Tokamak Energy Joins Tokyo’s GX Program

In a notable cross-border fusion development, Tokamak Energy has been selected for Tokyo Metropolitan Government’s Green Transformation (GX) Foreign Company Entry Support Program, an initiative targeting foreign innovators in clean energy technologies. Tokamak Energy, which is developing compact spherical tokamaks with high-temperature superconducting (HTS) magnets, was one of seven companies chosen from 59 entrants across 20 countries.

This recognition comes on the heels of Tokamak Energy’s recent expansion into Japan. The company incorporated a subsidiary in Tokyo earlier this year to cement its presence in the Japanese market​.

From a strategic perspective, Tokamak Energy’s move into Tokyo is well-timed. Japan has been steadily increasing its support for fusion as part of a national push for energy diversification. The Fusion Energy Innovation Strategy adopted in 2023 calls for building a domestic fusion pilot plant by the mid-2030s, with major government backing for public-private collaborations. 

Geopolitically, Japan’s heavy reliance on energy imports (and a national mandate to boost energy security) creates a strong appetite for potentially breakthrough energy solutions. The island nation is the world’s fifth-highest consumer of oil and the largest importer of liquified natural gas.

Still, Tokamak Energy is entering a crowded field. Japan already hosts homegrown startups like Kyoto Fusioneering, as well as academic-led efforts at institutions like the University of Tokyo. These groups are pursuing a mix of technologies, from inertial fusion to magnetic confinement approaches, and have closer historical ties to Japan’s domestic research base.
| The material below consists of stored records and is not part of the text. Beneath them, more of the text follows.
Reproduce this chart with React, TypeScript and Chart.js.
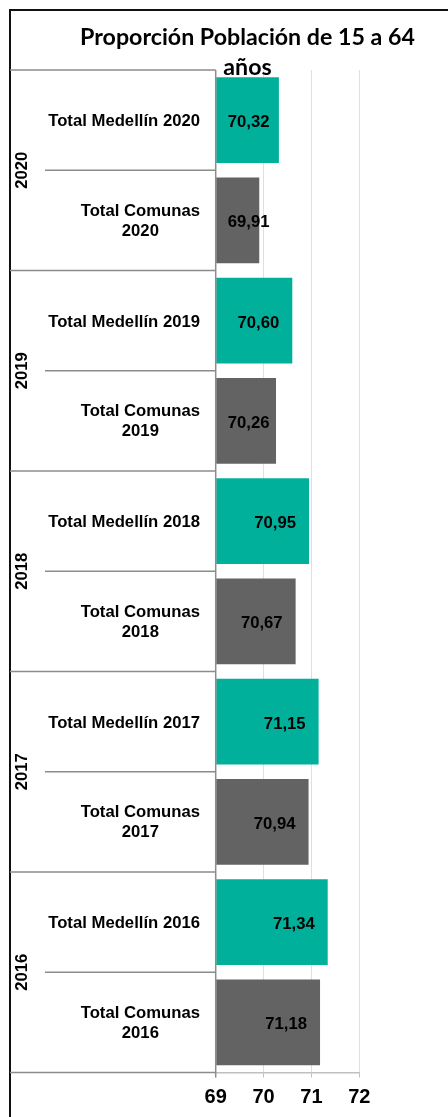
import React, { useEffect, useRef } from 'react';
import { Chart, registerables } from 'chart.js';

Chart.register(...registerables);

const years = ['2020', '2019', '2018', '2017', '2016'];
const medellin = [70.32, 70.6, 70.95, 71.15, 71.34];
const comunas = [69.91, 70.26, 70.67, 70.94, 71.18];
const xTicks = [69, 70, 71, 72];
const titleLines = ['Proporción Población de 15 a 64', 'años'];

const TEAL = '#00B09B';
const GRAY = '#636363';
const SANS = "'Liberation Sans', Arial, sans-serif";
const TITLE_FONT = "Lato, 'Open Sans', sans-serif";

const catLabels: string[][] = [];
const values: number[] = [];
const colors: string[] = [];
years.forEach((y, i) => {
  catLabels.push([`Total Medellín ${y}`]);
  values.push(medellin[i]);
  colors.push(TEAL);
  catLabels.push(['Total Comunas', y]);
  values.push(comunas[i]);
  colors.push(GRAY);
});

const fmt = (v: number) => v.toFixed(2).replace('.', ',');

const decorPlugin = {
  id: 'decor',
  afterDatasetsDraw(chart: any) {
    const { ctx, chartArea: ca, scales } = chart;
    const xs = scales.x;
    const ys = scales.y;
    ctx.save();
    ctx.font = `bold 16.7px ${SANS}`;
    ctx.fillStyle = '#000';
    ctx.textAlign = 'left';
    ctx.textBaseline = 'alphabetic';
    values.forEach((v, i) => {
      const start = xs.getPixelForValue(69);
      const end = xs.getPixelForValue(v);
      const txt = fmt(v);
      const w = ctx.measureText(txt).width;
      const x = Math.max(start + 12, end - 13 - w);
      const cy = ys.getPixelForValue(i);
      ctx.fillText(txt, x, cy + 7);
    });
    ctx.restore();
  },
  afterDraw(chart: any) {
    const { ctx, chartArea: ca, scales } = chart;
    const ys = scales.y;
    ctx.save();
    // frame
    ctx.strokeStyle = '#111';
    ctx.lineWidth = 2;
    ctx.beginPath();
    ctx.moveTo(10, 1117);
    ctx.lineTo(10, 10);
    ctx.lineTo(448, 10);
    ctx.stroke();

    // title
    ctx.fillStyle = '#000';
    ctx.textAlign = 'center';
    ctx.textBaseline = 'alphabetic';
    ctx.font = `bold 22px ${TITLE_FONT}`;
    const w0 = ctx.measureText(titleLines[0]).width;
    const tSize = (22 * 335) / w0;
    ctx.font = `bold ${tSize}px ${TITLE_FONT}`;
    ctx.fillText(titleLines[0], 247.5, 45);
    ctx.fillText(titleLines[1], 247.5, 75);

    // category separators
    const n = catLabels.length;
    const step = (ca.bottom - ca.top) / n;
    ctx.strokeStyle = '#8c8c8c';
    ctx.lineWidth = 1.5;
    for (let i = 0; i <= n; i++) {
      const yy = ca.top + i * step;
      const x0 = i % 2 === 0 ? 10 : 45;
      ctx.beginPath();
      ctx.moveTo(x0, yy);
      ctx.lineTo(ca.left, yy);
      ctx.stroke();
    }
    // value axis base line
    ctx.beginPath();
    ctx.moveTo(ca.left, ca.top);
    ctx.lineTo(ca.left, ca.bottom + 5);
    ctx.stroke();

    // category labels
    ctx.font = `bold 16.7px ${SANS}`;
    ctx.fillStyle = '#000';
    ctx.textAlign = 'center';
    const lh = 19.7;
    catLabels.forEach((lines, i) => {
      const cy = ys.getPixelForValue(i);
      const maxW = Math.max(...lines.map((l) => ctx.measureText(l).width));
      const cx = 200 - maxW / 2;
      const top = cy - ((lines.length - 1) * lh) / 2 + 6;
      lines.forEach((l, k) => ctx.fillText(l, cx, top + k * lh - (lines.length > 1 ? 0.7 : 0)));
    });

    // year labels rotated
    years.forEach((yr, g) => {
      const cy = (ys.getPixelForValue(2 * g) + ys.getPixelForValue(2 * g + 1)) / 2;
      ctx.save();
      ctx.translate(27, cy);
      ctx.rotate(-Math.PI / 2);
      ctx.textAlign = 'center';
      ctx.textBaseline = 'alphabetic';
      ctx.fillText(yr, 0, 0);
      ctx.restore();
    });
    ctx.restore();
  },
};

export default function App() {
  const ref = useRef<HTMLCanvasElement | null>(null);
  useEffect(() => {
    document.body.style.margin = '0';
    const canvas = ref.current;
    if (!canvas) return;
    const chart = new Chart(canvas, {
      type: 'bar',
      data: {
        labels: catLabels.map((l) => l.join(' ')),
        datasets: [
          {
            data: values,
            backgroundColor: colors,
            base: 69,
            barPercentage: 0.855,
            categoryPercentage: 1,
            borderWidth: 0,
          } as any,
        ],
      },
      options: {
        indexAxis: 'y',
        responsive: false,
        animation: false,
        devicePixelRatio: 1,
        layout: { padding: { top: 70, left: 215.7, right: 88.7, bottom: 0 } },
        plugins: {
          legend: { display: false },
          title: { display: false },
          tooltip: { enabled: false },
        },
        scales: {
          x: {
            type: 'linear',
            min: 69,
            max: 72,
            afterBuildTicks: (s: any) => {
              s.ticks = xTicks.map((v) => ({ value: v }));
            },
            afterFit: (s: any) => {
              s.height = 44.5;
            },
            grid: {
              color: '#d9e1e1',
              tickColor: '#bfbfbf',
              tickLength: 5,
              lineWidth: 1,
            },
            border: { color: '#bfbfbf', width: 1.5 },
            ticks: {
              font: { family: SANS, size: 20, weight: 'bold' },
              color: '#000',
              padding: 8,
              callback: (v: any) => String(v),
            },
          },
          y: { display: false },
        },
      } as any,
      plugins: [decorPlugin],
    });
    return () => chart.destroy();
  }, []);
  return (
    <canvas
      ref={ref}
      width={448}
      height={1117}
      style={{ display: 'block', width: 448, height: 1117 }}
    />
  );
}
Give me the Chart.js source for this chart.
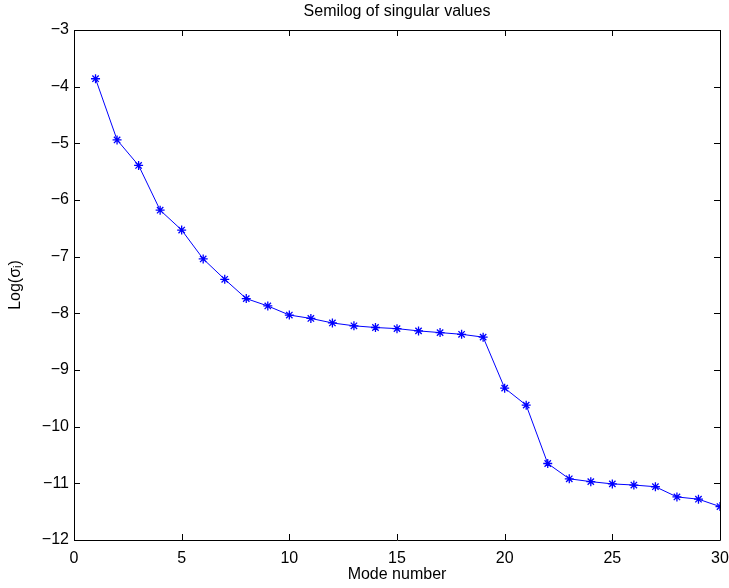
<!DOCTYPE html>
<html>
<head>
<meta charset="utf-8">
<script src="https://cdn.jsdelivr.net/npm/chart.js@4/dist/chart.umd.min.js"></script>
<style>
html,body{margin:0;padding:0;background:#fff;}
#wrap{width:729px;height:588px;}
</style>
</head>
<body>
<div id="wrap"><canvas id="c" width="729" height="588"></canvas></div>
<script>
const modeNumbers = [1,2,3,4,5,6,7,8,9,10,11,12,13,14,15,16,17,18,19,20,21,22,23,24,25,26,27,28,29,30];
const logSigma = [-3.86,-4.94,-5.39,-6.18,-6.53,-7.04,-7.40,-7.74,-7.87,-8.03,-8.09,-8.17,-8.22,-8.25,-8.27,-8.31,-8.34,-8.37,-8.42,-9.32,-9.62,-10.65,-10.92,-10.97,-11.01,-11.03,-11.06,-11.24,-11.28,-11.41];
const xTickValues = [0,5,10,15,20,25,30];
const yTickValues = [-12,-11,-10,-9,-8,-7,-6,-5,-4,-3];
const chartTitle = 'Semilog of singular values';
const xTitle = 'Mode number';
const yTitle = 'Log(σᵢ)';

const FONT = "'Liberation Sans', Arial, Helvetica, sans-serif";
const FS = 16;

const points = modeNumbers.map((m, i) => ({x: m, y: logSigma[i]}));

const frame = {
  id: 'matlabFrame',
  afterDraw(chart) {
    const ctx = chart.ctx;
    const a = chart.chartArea;
    const xs = chart.scales.x, ys = chart.scales.y;
    ctx.save();
    ctx.strokeStyle = '#000';
    ctx.lineWidth = 1;
    ctx.beginPath();
    ctx.rect(Math.round(a.left) + 0.5, Math.round(a.top) + 0.5, Math.round(a.right - a.left), Math.round(a.bottom - a.top));
    ctx.stroke();
    const L = 6;
    ctx.beginPath();
    xs.ticks.forEach(t => {
      const px = Math.round(xs.getPixelForValue(t.value)) + 0.5;
      ctx.moveTo(px, a.bottom); ctx.lineTo(px, a.bottom - L);
      ctx.moveTo(px, a.top); ctx.lineTo(px, a.top + L);
    });
    ys.ticks.forEach(t => {
      const py = Math.round(ys.getPixelForValue(t.value)) + 0.5;
      ctx.moveTo(a.left, py); ctx.lineTo(a.left + L, py);
      ctx.moveTo(a.right, py); ctx.lineTo(a.right - L, py);
    });
    ctx.stroke();
    ctx.fillStyle = '#000';
    ctx.font = FS + 'px ' + FONT;
    ctx.textAlign = 'center';
    ctx.textBaseline = 'middle';
    ctx.fillText(chartTitle, (a.left + a.right) / 2, 12);
    ctx.restore();
  }
};

new Chart(document.getElementById('c'), {
  type: 'line',
  data: {
    datasets: [{
      data: points,
      borderColor: '#0000ff',
      backgroundColor: '#0000ff',
      borderWidth: 1,
      pointStyle: 'star',
      pointRadius: 4.5,
      pointBorderWidth: 1.3,
      pointBorderColor: '#0000ff',
      tension: 0,
      fill: false
    }]
  },
  plugins: [frame],
  options: {
    responsive: false,
    animation: false,
    devicePixelRatio: 1,
    layout: {padding: {top: 30, right: 9, left: 0, bottom: 0}},
    plugins: {legend: {display: false}, title: {display: false}, tooltip: {enabled: false}},
    scales: {
      x: {
        type: 'linear', min: 0, max: 30,
        afterBuildTicks(s) { s.ticks = xTickValues.map(v => ({value: v})); },
        afterFit(s) { s.height = 48; s.paddingLeft = 0; s.paddingRight = 0; },
        grid: {display: false, drawTicks: false, tickLength: 0},
        border: {display: false},
        ticks: {
          autoSkip: false, maxRotation: 0, padding: 9,
          color: '#000', font: {family: FONT, size: FS},
          callback: v => String(v).replace('-', '\u2212')
        },
        title: {display: true, text: xTitle, color: '#000', font: {family: FONT, size: FS}, padding: {top: 0, bottom: 4}}
      },
      y: {
        type: 'linear', min: -12, max: -3,
        afterBuildTicks(s) { s.ticks = yTickValues.map(v => ({value: v})); },
        afterFit(s) { s.width = 74; s.paddingTop = 0; s.paddingBottom = 0; },
        grid: {display: false, drawTicks: false, tickLength: 0},
        border: {display: false},
        ticks: {
          autoSkip: false, padding: 5,
          color: '#000', font: {family: FONT, size: FS},
          callback: v => String(v).replace('-', '\u2212')
        },
        title: {display: true, text: yTitle, color: '#000', font: {family: FONT, size: FS}, padding: {top: 6, bottom: 0}}
      }
    }
  }
});
</script>
</body>
</html>
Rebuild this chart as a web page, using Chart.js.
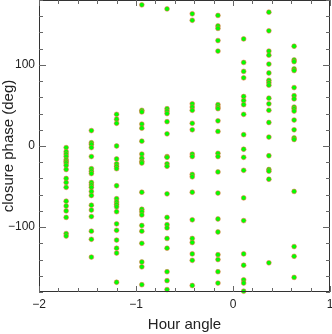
<!DOCTYPE html>
<html lang="en">
<head>
  <meta charset="UTF-8" />
  <title>Closure phase vs hour angle</title>
  <script src="https://cdn.jsdelivr.net/npm/chart.js"></script>
  <style>
    html, body { margin: 0; padding: 0; background: #fff; }
    #wrap { width: 332px; height: 334px; position: relative; }
  </style>
</head>
<body>
  <div id="wrap"><canvas id="cp"></canvas></div>
  <script>
    // hour angle of each observation group
    const hourAngles = [-1.72, -1.46, -1.20, -0.94, -0.68, -0.42, -0.155, 0.11, 0.37, 0.63];

    // closure phases (deg) per group
    const phase1 = [-2, -7, -10, -13, -17, -19, -21, -24, -29, -40, -45, -51, -68, -74, -80, -88, -108, -111];
    const phase2 = [19, 4, 2, -2, -13, -28, -31, -34, -45, -48, -51, -56, -61, -73, -79, -87, -105, -115, -137];
    const phase3 = [39, 33, 28, 0, -16, -22, -25, -28, -49, -65, -69, -72, -75, -81, -96, -104, -116, -126, -132, -168];
    const phase4 = [174, 44, 42, 27, 22, 6, -10, -15, -19, -21, -57, -78, -81, -85, -98, -105, -120, -143, -149, -171];
    const phase5 = [169, 46, 43, 40, 30, 15, -13, -14, -22, -25, -59, -88, -97, -101, -114, -126, -155, -166, -177];
    const phase6 = [163, 155, 52, 48, 44, 28, 20, -10, -13, -35, -38, -57, -91, -114, -119, -133, -141, -172];
    const phase7 = [161, 148, 145, 130, 117, 51, 48, 46, 31, 18, -9, -13, -32, -58, -90, -106, -134, -140, -155, -169];
    const phase8 = [132, 103, 92, 84, 61, 56, 51, 39, 14, -4, -14, -30, -64, -92, -133, -147, -165, -169, -179];
    const phase9 = [165, 142, 117, 112, 101, 90, 81, 78, 75, 59, 52, 44, 29, 11, -12, -29, -31, -41, -144];
    const phase10 = [123, 106, 104, 95, 93, 72, 62, 58, 48, 46, 43, 32, 20, 10, 8, -56, -124, -136, -162];

    const phases = [phase1, phase2, phase3, phase4, phase5, phase6, phase7, phase8, phase9, phase10];

    const xMajor = [-2, -1, 0, 1];
    const yMajor = [-100, 0, 100];

    const points = [];
    phases.forEach((col, i) => col.forEach(v => points.push({ x: hourAngles[i], y: v })));

    const minus = v => String(v).replace('-', '\u2212');
    const FONT = "'Liberation Sans', Arial, sans-serif";

    // IDL style frame with inward ticks on all four sides
    const frame = {
      id: 'frame',
      afterDatasetsDraw(chart) {
        const { ctx, chartArea: a, scales } = chart;
        ctx.save();
        ctx.strokeStyle = '#333';
        ctx.lineWidth = 1;
        ctx.beginPath();
        ctx.rect(a.left + 0.5, a.top + 0.5, a.right - a.left - 1, a.bottom - a.top - 1);
        ctx.stroke();
        ctx.strokeStyle = '#666';
        ctx.beginPath();
        scales.x.ticks.forEach(t => {
          const px = Math.round(scales.x.getPixelForValue(t.value)) + 0.5;
          const len = xMajor.some(m => Math.abs(m - t.value) < 1e-6) ? 6 : 4;
          ctx.moveTo(px, a.bottom); ctx.lineTo(px, a.bottom - len);
          ctx.moveTo(px, a.top); ctx.lineTo(px, a.top + len);
        });
        scales.y.ticks.forEach(t => {
          const py = Math.round(scales.y.getPixelForValue(t.value)) + 0.5;
          const len = yMajor.includes(t.value) ? 7 : 4;
          ctx.moveTo(a.left, py); ctx.lineTo(a.left + len, py);
          ctx.moveTo(a.right, py); ctx.lineTo(a.right - len, py);
        });
        ctx.stroke();
        ctx.restore();
      }
    };

    new Chart(document.getElementById('cp'), {
      type: 'scatter',
      data: {
        datasets: [{
          data: points,
          pointStyle: 'circle',
          pointRadius: 2.4,
          pointHoverRadius: 2.4,
          backgroundColor: '#00ff00',
          borderColor: 'rgba(250,100,70,0.6)',
          borderWidth: 0.9,
          clip: false
        }]
      },
      options: {
        responsive: true,
        maintainAspectRatio: false,
        animation: false,
        layout: { autoPadding: false, padding: { top: 0, right: 2, left: 0, bottom: 0 } },
        plugins: { legend: { display: false }, tooltip: { enabled: false } },
        scales: {
          x: {
            type: 'linear',
            min: -2, max: 1,
            grid: { display: false, drawTicks: false },
            border: { display: false },
            ticks: {
              stepSize: 0.2,
              autoSkip: false,
              maxRotation: 0,
              padding: 5,
              color: '#222',
              font: { family: FONT, size: 12 },
              callback: v => xMajor.some(m => Math.abs(m - v) < 1e-6) ? minus(Math.round(v)) : ''
            },
            title: {
              display: true,
              text: 'Hour angle',
              color: '#222',
              font: { family: FONT, size: 15 },
              padding: { top: 4, bottom: 0 }
            },
            afterFit: s => { s.height = 42; s.paddingLeft = 0; s.paddingRight = 0; }
          },
          y: {
            type: 'linear',
            min: -180, max: 180,
            grid: { display: false, drawTicks: false },
            border: { display: false },
            ticks: {
              stepSize: 20,
              autoSkip: false,
              padding: 4,
              color: '#222',
              font: { family: FONT, size: 12 },
              callback: v => yMajor.includes(v) ? minus(v) : ''
            },
            title: {
              display: true,
              text: 'closure phase (deg)',
              color: '#222',
              font: { family: FONT, size: 15 },
              padding: { top: 0, bottom: 2 }
            },
            afterFit: s => { s.width = 39; s.paddingTop = 0; s.paddingBottom = 0; }
          }
        }
      },
      plugins: [frame]
    });
  </script>
</body>
</html>
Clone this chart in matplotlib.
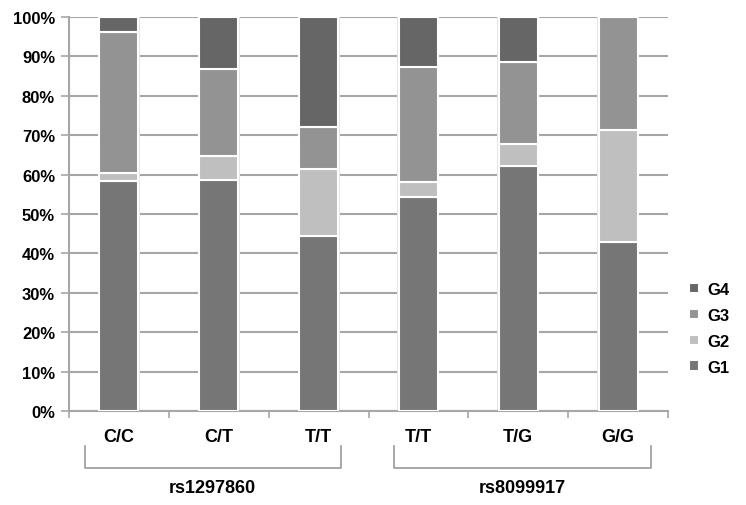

Tokamak Energy will need to carve out a clear niche if it hopes to become more than just a guest participant.

The FAST Project

The centerpiece of Tokamak Energy’s involvement in Japan is the FAST project (Fusion by Advanced Superconducting Tokamak), an ambitious initiative officially launched in late 2024. 

FAST represents Japan’s first privately led fusion pilot plant development program, with the goal of demonstrating sustained fusion-based electricity generation in the 2030s.

What makes FAST particularly noteworthy is its collaborative model. The project brings together a broad group of partners from industry and academia in Japan and abroad, including Tokamak Energy, Kyoto Fusioneering (which spearheaded the project), the University of Tokyo, and international players like General Atomics. 

The team is designing a compact, low-aspect-ratio tokamak (essentially a spherical tokamak) equipped with HTS magnet coils, Tokamak Energy’s specialty.

Targeted performance for FAST is in the range of 50–100 MW of fusion output with long pulse durations on the order of hundreds of seconds per pulse. If successful, it would mark a significant leap beyond the short-pulse, low-power experiments of the past.

However, the FAST project’s aggressive goals also highlight the substantial engineering challenges ahead. Moving from plasma physics demonstrations to a functioning power plant requires solutions to a host of complex problems:

• Neutron-resistant materials that can survive the intense environment inside a fusion core
  

• Heat extraction systems capable of handling gigawatt-scale thermal loads
  

• Tritium breeding and recycling to sustain the fusion fuel cycle
  

• Precise plasma control under reactor-grade conditions

Compact spherical tokamaks, while promising in terms of efficiency, intensify these challenges because of their tighter geometries and concentrated heat loads. In addition, while HTS magnets promise higher field strength and compactness, their durability under intense neutron bombardment remains unproven at the scales required for continuous power generation.

A Calculated Bet

The Tokyo Metropolitan Government’s GX program is a calculated bet: that opening the city to foreign deep-tech players will accelerate local innovation capacity in fields like fusion. Tokamak Energy’s award signals that Japanese policymakers view compact, HTS-enabled fusion as a viable candidate — or at least one worth nurturing alongside domestic efforts.